Being contrary is tough, but it usually pays off in the end. I seem to
remember a lot of people
moaning and groaning about their financial funds about this time last year,
and that category is
up 38% over the past year. I doubt tech will come back as strong, but if
the financial press is
any indication, it might be a better time to be compiling tech shopping
lists instead of running for
the exits.

Bad Math
>From the front page of yesterday's Wall Street Journal, in an article
discussing the high valuation
of stocks relative to their historical levels: ``Nasdaq stocks would have
to drop almost three-fold
just to get back to their average [price-to-earnings ratio] for the past 15
years.'' That would be a
heck of a drop, wouldn't it? I guess that means that a stock trading at 30
would have to hit
negative 60 or so, which sure would hurt. It would also be mathematically
impossible, but that's
okay. Never let basic arithmetic stand in the way of a good line.

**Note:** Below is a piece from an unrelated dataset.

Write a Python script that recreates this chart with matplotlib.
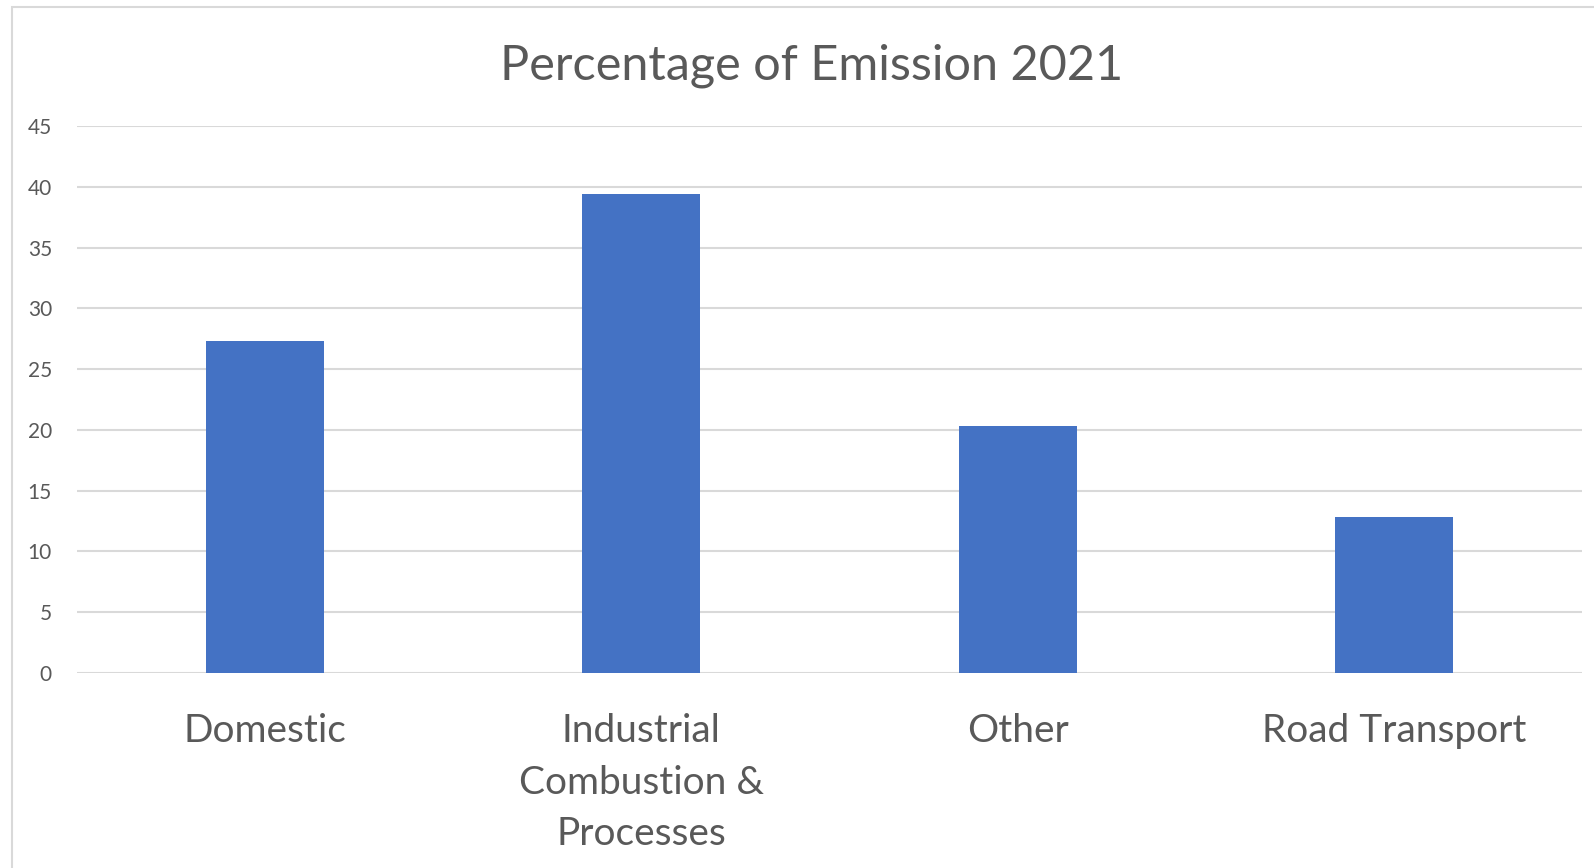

In a similar vein, I recently read an article that looked at the October
1998 prices of a number of
big-cap Nasdaq stocks and asked whether the shares would pull back to those
prices.
``Mathematically, it seems possible that that Cisco could drop from $18 and
some change to $10
[Cisco's October 1998 low].'' Sure, it's mathematically possible that Cisco
(Nasdaq: CSCO -
news) could become a penny stock--but this kind of reasoning makes
absolutely no sense
without taking the associated-earnings per share into account, since stock
prices aren't determined in a vacuum. (Not anymore, at
least.)

For what it's worth, Cisco currently trades at exactly the same trailing
price-to-earnings ratio as it did during the October 1998 low.
Dell (Nasdaq: DELL - news) trades at half its late-1998 trailing P/E and
Sun (Nasdaq: SUNW - news) trades for a fairly modest
premium to its October 1998 P/E. Sure, all of these stocks could go lower,
but they'll do so because either investors decide to pay
a lower multiple of earnings, or the earnings themselves don't grow as
quickly--not because the share price crosses some arbitrary
barrier.

Etc.
In the ``just how long is 'long-term,' anyway?'' category: A managing
director of Goldman Sachs (NYSE: GS - news) was quoted
in a recent Bridge News story as saying the following about tech stocks,
``So don't abandon the ship. In the long term (12-15
months), it is a great place to be in.'' Boy, I'd hate to see Goldman's
definition of ``short term.''

One last funny from my Tyco-covering colleague Rob Plaza; he proposed the
following headline for a story we ran yesterday about
Tyco's (NYSE: TYC - news) acquisition of CIT Group(NYSE: CIT - news), which
our editors (perhaps wisely) killed: ``Tyco to
CIT: You Complete Me. Latest acquisition makes Tyco a mini-GE.'' I laughed
for a long time when I read this one.